#### Task goal:
All of the data should be repeated exactly; pictures are not part of the copy.

** BEGIN Source excerpt **

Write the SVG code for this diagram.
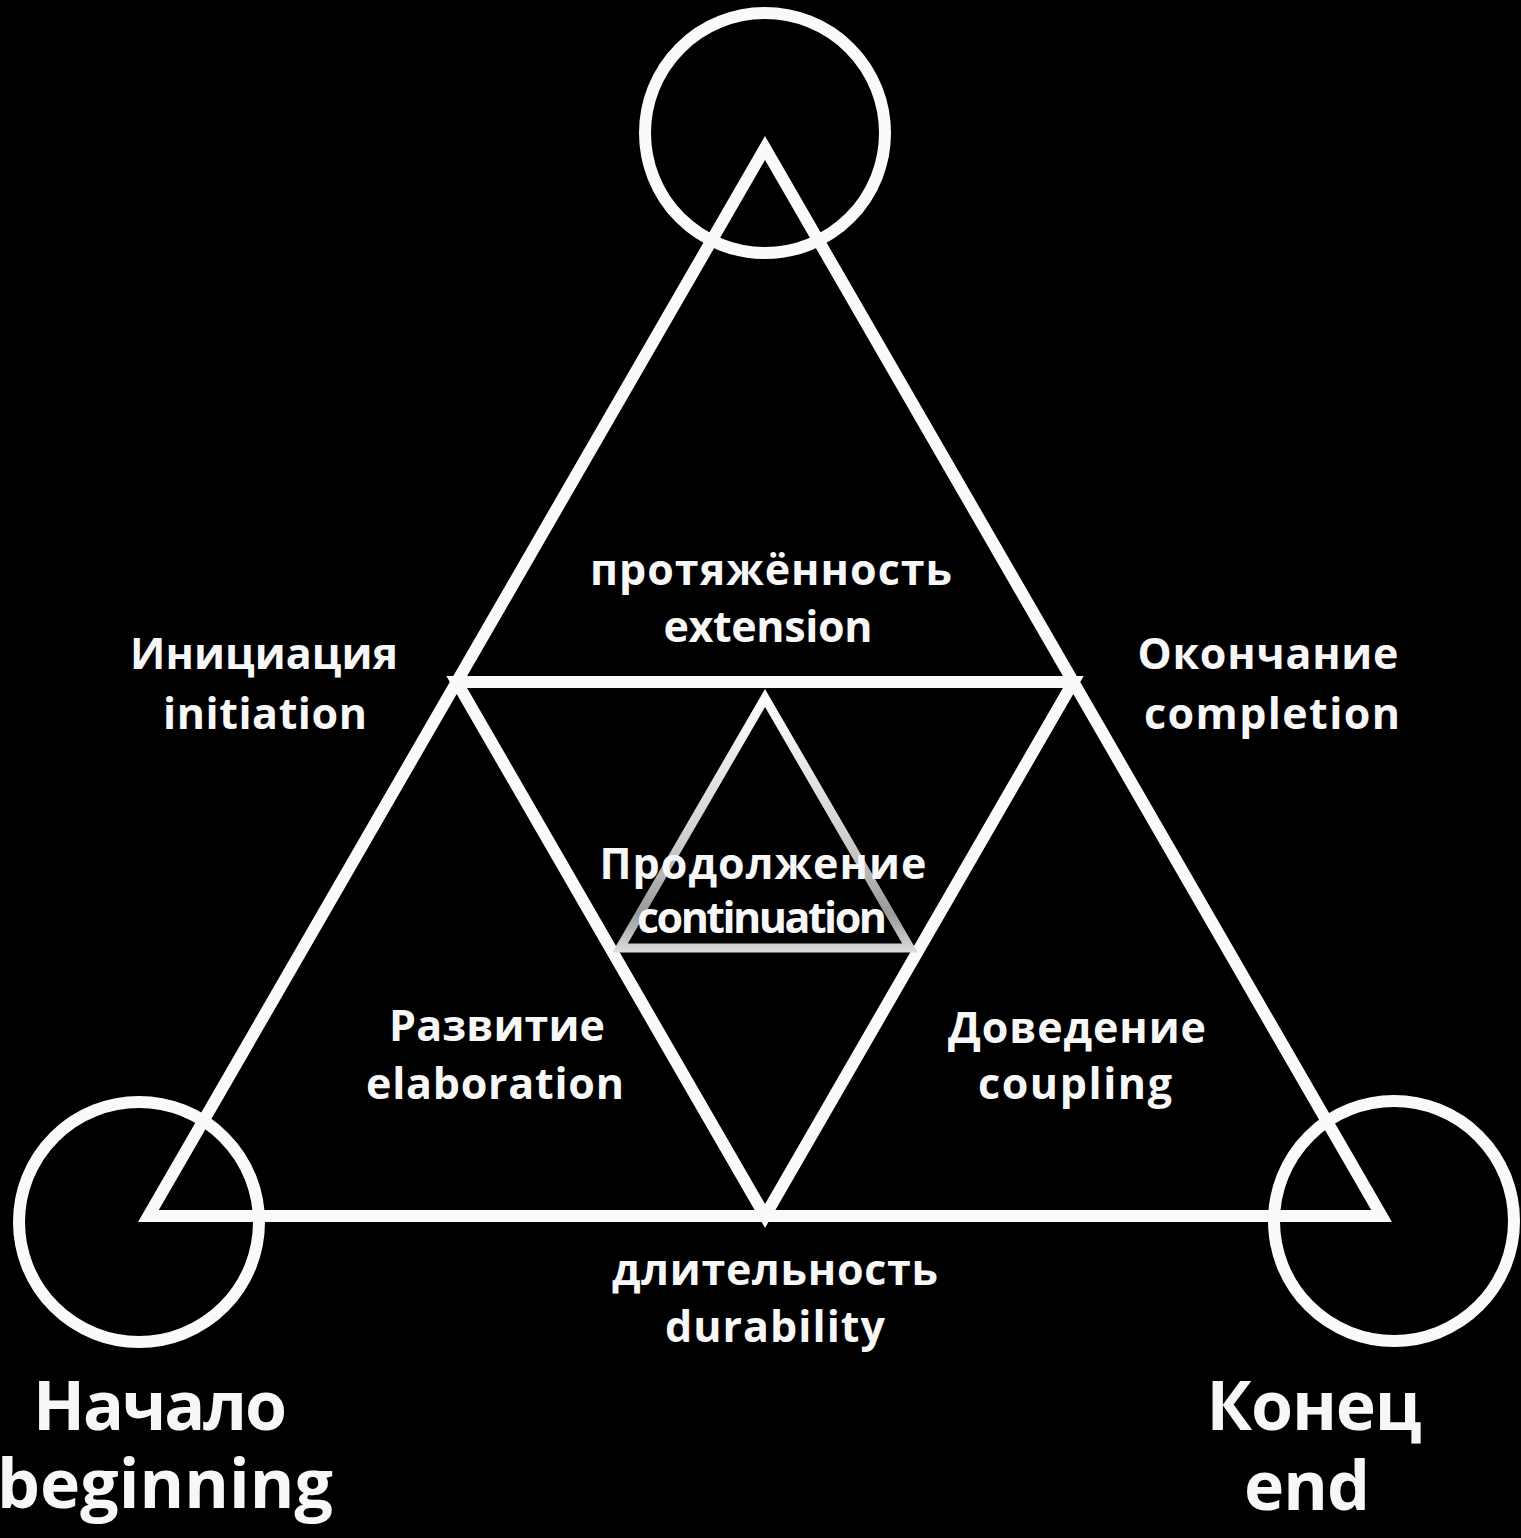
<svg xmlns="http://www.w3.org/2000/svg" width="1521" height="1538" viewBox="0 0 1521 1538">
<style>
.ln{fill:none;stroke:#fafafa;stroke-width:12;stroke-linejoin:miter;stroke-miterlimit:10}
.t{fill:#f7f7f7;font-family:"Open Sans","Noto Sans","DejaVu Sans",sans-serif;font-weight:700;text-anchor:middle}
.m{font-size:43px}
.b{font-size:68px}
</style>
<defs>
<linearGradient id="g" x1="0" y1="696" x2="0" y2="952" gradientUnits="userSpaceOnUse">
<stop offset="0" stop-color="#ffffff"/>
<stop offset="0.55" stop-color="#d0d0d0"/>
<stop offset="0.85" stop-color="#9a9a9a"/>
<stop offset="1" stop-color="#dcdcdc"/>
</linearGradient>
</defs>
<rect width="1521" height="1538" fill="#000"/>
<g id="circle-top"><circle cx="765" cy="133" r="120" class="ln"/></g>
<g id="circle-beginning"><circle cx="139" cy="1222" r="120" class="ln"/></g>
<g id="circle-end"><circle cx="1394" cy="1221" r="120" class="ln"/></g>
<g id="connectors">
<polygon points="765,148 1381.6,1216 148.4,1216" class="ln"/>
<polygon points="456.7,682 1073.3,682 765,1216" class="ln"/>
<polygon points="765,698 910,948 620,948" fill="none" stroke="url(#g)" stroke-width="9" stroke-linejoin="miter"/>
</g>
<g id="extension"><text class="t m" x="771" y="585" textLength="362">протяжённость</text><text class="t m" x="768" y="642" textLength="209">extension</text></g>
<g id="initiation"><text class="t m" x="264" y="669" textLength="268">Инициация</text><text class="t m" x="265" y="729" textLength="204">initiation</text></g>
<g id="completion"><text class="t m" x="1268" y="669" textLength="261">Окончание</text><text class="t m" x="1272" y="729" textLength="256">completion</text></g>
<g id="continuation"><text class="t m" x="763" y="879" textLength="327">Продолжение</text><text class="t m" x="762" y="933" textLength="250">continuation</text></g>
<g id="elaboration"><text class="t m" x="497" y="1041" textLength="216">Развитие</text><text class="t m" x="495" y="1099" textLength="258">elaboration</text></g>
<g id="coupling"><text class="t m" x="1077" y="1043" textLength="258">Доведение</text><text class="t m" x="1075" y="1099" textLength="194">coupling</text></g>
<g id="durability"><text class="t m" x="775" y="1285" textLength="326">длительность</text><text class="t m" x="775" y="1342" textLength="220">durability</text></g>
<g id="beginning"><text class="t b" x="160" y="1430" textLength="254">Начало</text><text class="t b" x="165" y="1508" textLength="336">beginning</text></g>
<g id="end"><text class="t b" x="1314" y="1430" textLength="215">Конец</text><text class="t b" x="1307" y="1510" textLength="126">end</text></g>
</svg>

** END Source excerpt **

#### Output below:
Write the SVG code for this diagram.
<svg xmlns="http://www.w3.org/2000/svg" width="1521" height="1538" viewBox="0 0 1521 1538">
<style>
.ln{fill:none;stroke:#fafafa;stroke-width:12;stroke-linejoin:miter;stroke-miterlimit:10}
.t{fill:#f7f7f7;font-family:"Open Sans","Noto Sans","DejaVu Sans",sans-serif;font-weight:700;text-anchor:middle}
.m{font-size:43px}
.b{font-size:68px}
</style>
<defs>
<linearGradient id="g" x1="0" y1="696" x2="0" y2="952" gradientUnits="userSpaceOnUse">
<stop offset="0" stop-color="#ffffff"/>
<stop offset="0.55" stop-color="#d0d0d0"/>
<stop offset="0.85" stop-color="#9a9a9a"/>
<stop offset="1" stop-color="#dcdcdc"/>
</linearGradient>
</defs>
<rect width="1521" height="1538" fill="#000"/>
<g id="circle-top"><circle cx="765" cy="133" r="120" class="ln"/></g>
<g id="circle-beginning"><circle cx="139" cy="1222" r="120" class="ln"/></g>
<g id="circle-end"><circle cx="1394" cy="1221" r="120" class="ln"/></g>
<g id="connectors">
<polygon points="765,148 1381.6,1216 148.4,1216" class="ln"/>
<polygon points="456.7,682 1073.3,682 765,1216" class="ln"/>
<polygon points="765,698 910,948 620,948" fill="none" stroke="url(#g)" stroke-width="9" stroke-linejoin="miter"/>
</g>
<g id="extension"><text class="t m" x="771" y="585" textLength="362">протяжённость</text><text class="t m" x="768" y="642" textLength="209">extension</text></g>
<g id="initiation"><text class="t m" x="264" y="669" textLength="268">Инициация</text><text class="t m" x="265" y="729" textLength="204">initiation</text></g>
<g id="completion"><text class="t m" x="1268" y="669" textLength="261">Окончание</text><text class="t m" x="1272" y="729" textLength="256">completion</text></g>
<g id="continuation"><text class="t m" x="763" y="879" textLength="327">Продолжение</text><text class="t m" x="762" y="933" textLength="250">continuation</text></g>
<g id="elaboration"><text class="t m" x="497" y="1041" textLength="216">Развитие</text><text class="t m" x="495" y="1099" textLength="258">elaboration</text></g>
<g id="coupling"><text class="t m" x="1077" y="1043" textLength="258">Доведение</text><text class="t m" x="1075" y="1099" textLength="194">coupling</text></g>
<g id="durability"><text class="t m" x="775" y="1285" textLength="326">длительность</text><text class="t m" x="775" y="1342" textLength="220">durability</text></g>
<g id="beginning"><text class="t b" x="160" y="1430" textLength="254">Начало</text><text class="t b" x="165" y="1508" textLength="336">beginning</text></g>
<g id="end"><text class="t b" x="1314" y="1430" textLength="215">Конец</text><text class="t b" x="1307" y="1510" textLength="126">end</text></g>
</svg>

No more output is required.